Yediler’s wood sculptures are mostly of fragments of old statues, enlarged many times over their original size. The fragments depict key elements of the religious iconography of the original figure. The gigantic shard makes the viewer imagine the huge statue that once apparently existed. Yet, at the same time, we suspect that the huge sculpture is a figment of Yediler’s imagination, or even of his strategy. We sense that Yediler is doing something many artists do when they want to detach something from ist original context – they change the scale, the material or the colour, and Yediler does all three things. This approach is critical and intellectual, it thinks about history when it creates an experience of a figure far bigger than the spectator is. In his imagination, the spectator shrinks himself in relation to the size of the big hand or foot; he becomes very small. This play with human scale suggests a form to the historical movements that have taken place between the imaginary moment of the destruction of the original sculpture and the moment the person sees the fragment in the gallery or museum, now. Have we gotten smaller? Has history done something to us? Or, more soberly, has sculpture gotten smaller through time, why is that? How did we get so far from these huge icons, and what smashed them into pieces? Whatever it was, it was cataclysmic, and it seems that the fragments have been scattered far and wide, since we can see only one piece of the original figure. If they were nearby, wouldn’t they have been gathered together for display? The big pieces of wood have been flung out over the horizon, out of the forest where they might have been first made. They are not at home where we see them, even if we might recognize the symbol as one from close by, from somewhere within Christendom. They are not at home, they are not connected to our experience of our own place, to our roots in where we come from. In the German context, the identification of the authentic with the local is a strong one, and much has been made of it in the passing century. Its legacy of “German ontology” is itself now a universal intellectual value, or at least an international subject of dispute and analysis.

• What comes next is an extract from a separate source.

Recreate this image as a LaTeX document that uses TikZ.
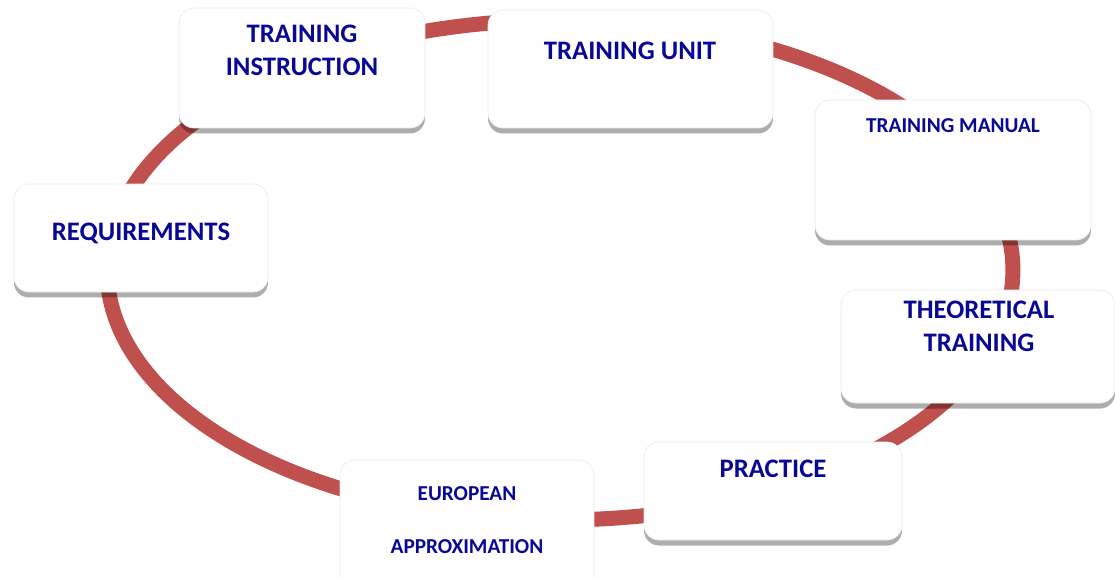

There is a phobia about this ontology in German art, and artists like Anselm Kiefer have revealed that fear in the process of scaring themselves with the impressive things that can come out of it. That recreated the allure of German culture and its “world-historical identity” at the end of the period of Reconstruction. At the same time, many other German artists have refused the language of fundamental ontology, in favour of skepticism or irony. This position is also German in that it is also cosmopolitan, a product of the great 20th century city-cultures of Berlin, Frankfurt or Cologne. This cosmopolitanism is still being discovered as a particularly “German” quality, since it is the outcome of the mingling of native with foreign impulses.

Yediler’s sculpture is foreign in this way, and so at the same time, native, German.